I see her sweet and fair;
I hear her in the tunefu’ birds,
I hear her charm the air;
There’s not a bonnie flower that springs
By fountain, shaw, or green,
There’s not a bonnie bird that sings,
But minds me o’ my Jean.
Who was this Burns that sang these sweet songs and whose musical soul was stirred by every breeze and moved to poetry by every lovely face and form that came within his view? Biographers and critics and admirers have praised the genius and begged excuses for the man. Without asking charity for this illustrious singer, let us view him in the light of justice, exactly as he was. It is not difficult to understand the character of Robert Burns. His heart was generous and warm and kind; his mind was open as the day, and his soul was sensitive to every breath that stirred the air. These qualities have made the poet loved in every land on earth, and brought more pilgrims to his grave than were ever drawn to the tomb of any other poet or author that has ever lived and died. And yet the short-sighted, carping, moralizing world, with solemn voice and wisdom ill-assumed, has ever told how much better and holier he could have been and should have been. Poor, silly, idle world, can you never learn that the qualities that make us strong must also make us weak; that the heart that melts at suffering and pain is made of clay so sensitive and fine as to be moved and swayed by all the emotions of the soul? Would you serve the weak, the suffering and the poor—would you calm their fears and dry their eyes and feel with them the cruel woes of life—you must wear your heart upon your sleeve, and then of course the daws will peck it into bits. Would you keep it safely hidden from the daws, you must hide it in a breast of stone or ice and keep it only for yourself. Perhaps we may admire the man that walks with steady step along a straight and narrow path, unmoved by all the world outside. He never feels and never errs. But we cannot ask of either man the virtues that belong to both, and when our choice is made we must take the strength and weakness too.

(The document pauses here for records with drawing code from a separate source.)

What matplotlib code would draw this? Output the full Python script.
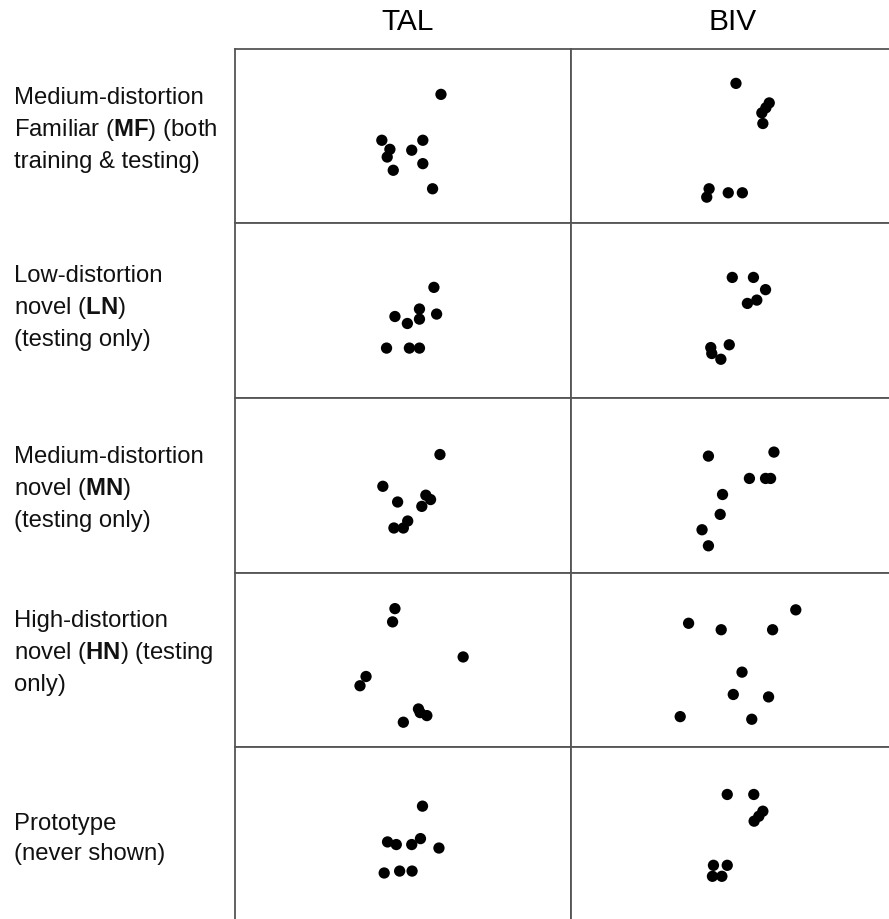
import numpy as np
import matplotlib
matplotlib.use("Agg")
import matplotlib.pyplot as plt

plt.rcParams['font.family'] = ['Liberation Sans', 'DejaVu Sans']
plt.rcParams['mathtext.fontset'] = 'custom'
plt.rcParams['mathtext.rm'] = 'Liberation Sans'
plt.rcParams['mathtext.bf'] = 'Liberation Sans:bold'

# column / row labels
columns = ['TAL', 'BIV']
row_labels = [
    'Medium-distortion\nFamiliar ($\\mathbf{MF}$) (both\ntraining & testing)',
    'Low-distortion\nnovel ($\\mathbf{LN}$)\n(testing only)',
    'Medium-distortion\nnovel ($\\mathbf{MN}$)\n(testing only)',
    'High-distortion\nnovel ($\\mathbf{HN}$) (testing\nonly)',
    'Prototype\n(never shown)',
]

# dot positions inside each cell (0-100 in x and y)
tal_mf_x = [61.3, 43.7, 46.1, 45.3, 47.1, 52.6, 55.9, 55.9, 58.8]
tal_mf_y = [74.0, 47.7, 42.5, 38.1, 30.5, 42.0, 47.7, 34.3, 19.9]
biv_mf_x = [49.1, 59.0, 58.0, 56.8, 57.1, 41.1, 40.4, 46.8, 51.0]
biv_mf_y = [80.3, 69.1, 66.3, 63.4, 57.3, 19.9, 15.1, 17.6, 17.6]

tal_ln_x = [59.2, 47.6, 51.3, 54.9, 54.9, 60.0, 45.1, 51.9, 54.9]
tal_ln_y = [63.4, 46.7, 42.7, 51.0, 45.2, 48.1, 28.6, 28.6, 28.6]
biv_ln_x = [48.0, 54.3, 57.9, 55.3, 52.5, 47.1, 41.6, 41.9, 44.6]
biv_ln_y = [69.1, 69.1, 62.1, 56.1, 54.2, 30.5, 28.9, 25.5, 22.2]

tal_mn_x = [61.0, 44.0, 48.4, 56.8, 58.2, 55.6, 51.4, 50.1, 47.3]
tal_mn_y = [67.6, 49.4, 40.4, 44.3, 41.8, 37.9, 29.5, 25.5, 25.5]
biv_mn_x = [40.9, 60.4, 53.1, 57.9, 59.4, 45.1, 44.4, 39.0, 40.9]
biv_mn_y = [66.7, 69.0, 53.9, 53.9, 53.9, 44.7, 33.3, 24.5, 15.3]

tal_hn_x = [47.6, 46.9, 67.9, 39.0, 37.2, 54.6, 55.1, 57.1, 50.1]
tal_hn_y = [79.3, 71.7, 51.6, 40.4, 35.1, 21.8, 19.7, 18.0, 14.2]
biv_hn_x = [66.9, 35.0, 44.7, 60.0, 50.9, 48.3, 58.8, 32.5, 53.8]
biv_hn_y = [78.6, 70.9, 67.2, 67.2, 42.9, 30.1, 28.7, 17.4, 15.9]

tal_pr_x = [55.8, 45.4, 48.0, 52.6, 55.2, 60.7, 44.4, 49.0, 52.7]
tal_pr_y = [66.1, 45.6, 44.1, 44.1, 47.5, 42.1, 27.8, 28.9, 28.9]
biv_pr_x = [46.5, 54.4, 57.1, 55.9, 54.5, 42.4, 46.5, 42.1, 44.9]
biv_pr_y = [72.8, 72.8, 63.2, 60.3, 57.5, 32.2, 32.2, 25.9, 25.9]

points = [
    [(tal_mf_x, tal_mf_y), (biv_mf_x, biv_mf_y)],
    [(tal_ln_x, tal_ln_y), (biv_ln_x, biv_ln_y)],
    [(tal_mn_x, tal_mn_y), (biv_mn_x, biv_mn_y)],
    [(tal_hn_x, tal_hn_y), (biv_hn_x, biv_hn_y)],
    [(tal_pr_x, tal_pr_y), (biv_pr_x, biv_pr_y)],
]

W, H = 889, 919
fig = plt.figure(figsize=(W / 100, H / 100), dpi=100)

# grid layout in pixels
col_left = [235, 571]
cell_w = 336
cell_h = 174.5
row_top = [49 + r * cell_h for r in range(5)]
label_y = [130, 308, 489, 653, 839]
line_col = '#555555'

for r in range(5):
    for c in range(2):
        ax = fig.add_axes([col_left[c] / W, 1 - (row_top[r] + cell_h) / H,
                           cell_w / W, cell_h / H])
        xs, ys = points[r][c]
        ax.scatter(xs, ys, s=66, color='black', edgecolors='none', zorder=3)
        ax.set_xlim(0, 100)
        ax.set_ylim(0, 100)
        ax.set_xticks([])
        ax.set_yticks([])
        for sp in ax.spines.values():
            sp.set_color(line_col)
            sp.set_linewidth(1.3)

# column headers
header_x = [408, 733]
for name, hx in zip(columns, header_x):
    fig.text(hx / W, 1 - 22 / H, name, ha='center', va='center', fontsize=21.5)

# row labels
for lab, ly in zip(row_labels, label_y):
    fig.text(14 / W, 1 - ly / H, lab, ha='left', va='center',
             fontsize=17.2, linespacing=1.42, color='#111111')

fig.savefig('out.png', dpi=100)
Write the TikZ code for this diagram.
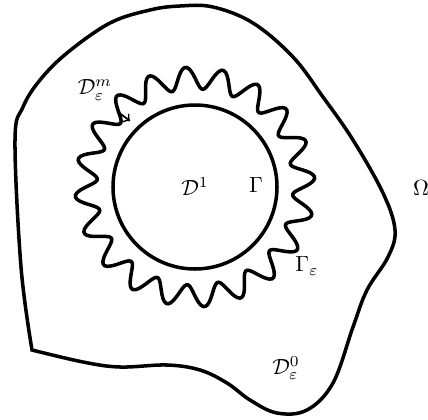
\documentclass[tikz,border=0pt]{standalone}
\usepackage{amsmath}
\usetikzlibrary{calc}

\begin{document}
\begin{tikzpicture}[x=0.016cm, y=-0.016cm, line width=1.6pt]
    \useasboundingbox (0,0) rectangle (428,420);

    % Outer domain
    \draw plot[smooth, tension=0.6] coordinates {(32,350) (21,267) (15,140) (23,107) (40,80) (67,53) (110,23) (150,10) (180,6) (213,7) (253,23) (293,57) (323,97) (353,140) (383,193) (395,230) (388,257) (367,290) (353,327) (333,383) (307,410) (277,413) (250,400) (227,383) (200,370) (167,365) (120,367) (83,362) (32,350)} -- cycle;

    % Inclusion and its rough boundary
    \coordinate (O) at (195,187);
    \draw (O) circle[radius=82];
    \draw plot[domain=0:360, samples=361, smooth cycle]
        ({195+(109+11*sin(20*\x))*cos(\x)}, {187-(109+11*sin(20*\x))*sin(\x)});

    % Labels
    \node (D1) at (195,187) {$\mathcal{D}^1$};
    \node (G) at (256,185) {$\Gamma$};
    \node (Ge) at (307,266) {$\Gamma_\varepsilon$};
    \node (Om) at (421,188) {$\Omega$};
    \node (D0) at (286,368) {$\mathcal{D}^0_\varepsilon$};
    \node (Dm) at (95,90) {$\mathcal{D}^m_\varepsilon$};
    \coordinate (Dmend) at (130,121);
    \draw[->, line width=0.8pt] (Dm.south east) ++(-4,2) -- (Dmend);
\end{tikzpicture}
\end{document}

We look at the mountain top, lifting its snow-crowned head high into the everlasting blue, and are moved with wonder and with awe. Above is the endless sky; below, the world with all its bickering and strife, the clouds, the lightning and the storm, but the mountain, cold, impassive, changeless, unmoved by all the world, looks ever upward to the eternal heavens above. Again we gaze on the peaceful, fertile lowlands, rich with their generous harvests yet unborn—beautiful with their winding streams and grassy fields, ever ready to bestow bounteously on all that ask, demanding little and lavishly returning all; and we love the quiet, rustic, generous beauty of the scene. The mountain is majestic and sublime, and the yielding, generous lowlands are beautiful and pleasing too. We love them both, but we cannot have them both at once and both in one.
Robert Burns, and all men like him that ever lived, were always giving from their generous souls. In the cold judgment of the world, Burns wasted many a gem upon the thoughtless, worthless crowd, who consumed a life he should have spent for nobler things. But the flower that never wastes its fragrance has no perfume to give out. If it is truly sweet, its strength is borne away on every idle wind that blows. Robert Burns with lavish bounty shed his life and fragrance on every soul he met. He loved them all and loved them well: his sensitive, harmonious soul vibrated to every touch, and moved in perfect harmony with every heart that came within his reach. The lives of men like him are one long harmony; but as they pass along the stage of life, they leave a trail of disappointed hopes, and broken hearts, and vain regrets. But of all the tragedies great and small that mark their path, the greatest far and most pathetic is the sad and hopeless wreck that ever surely falls upon the exhausted artist’s life.